Developer Tools

CRANE merges Instruct and Thinking models for 19.5% boost in code agents

Training-free editing combines reasoning and discipline to beat both models individually.

Deep Dive

Code agents must simultaneously reason over long codebases and adhere to strict tool-use protocols. However, in pairs of Instruct and Thinking checkpoints, these capabilities are misaligned: Instruct models are concise and tool-disciplined, while Thinking models offer superior planning and recovery but over-deliberate, degrading agent performance. Researchers propose CRANE (Constrained Reasoning Injection for Code Agents via Nullspace Editing), a training-free parameter-editing method that treats the difference (delta) between Thinking and Instruct as a pool of candidate reasoning edits. By applying magnitude thresholding to denoise the delta, a Conservative Taylor Gate to retain edits beneficial for both reasoning transfer and tool-use preservation, and Graduated Sigmoidal Projection to suppress format-critical update directions, CRANE effectively merges the two checkpoints without additional training.

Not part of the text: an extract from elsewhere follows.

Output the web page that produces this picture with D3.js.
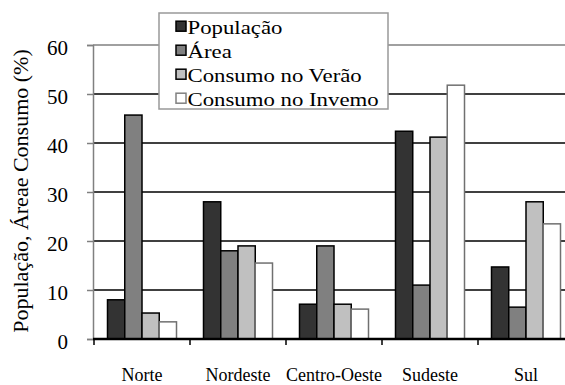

Results across three benchmarks demonstrate that CRANE outperforms either individual model and alternative merging strategies. On Roo-Eval, CRANE achieves pass1 of 66.2% (+19.5%) for Qwen3-30B-A3B and 81.5% (+8.7%) for Qwen3-Next-80B-A3B. On SWE-bench-Verified, it resolves up to 14 additional instances at both model scales (reaching 122/500 and 180/500). On Terminal-Bench v2, pass1/pass5 improve by up to 2.3%/7.8%, hitting 7.6%/17.9% and 14.8%/30.3% respectively. These gains come while preserving the Instruct model's efficiency, making CRANE a practical solution for improving code agent performance without expensive fine-tuning.

Key Points
  • CRANE is a training-free parameter-editing method that merges Instruct and Thinking checkpoints for code agents.
  • On Roo-Eval, it boosts pass1 by 19.5% for Qwen3-30B-A3B (to 66.2%) and 8.7% for Qwen3-Next-80B-A3B (to 81.5%).
  • SWE-bench-Verified sees up to 14 additional resolved instances at both scales, reaching 180/500 on the larger model.

Why It Matters

Enables code agents to reason deeply without sacrificing tool discipline, boosting real-world software engineering tasks.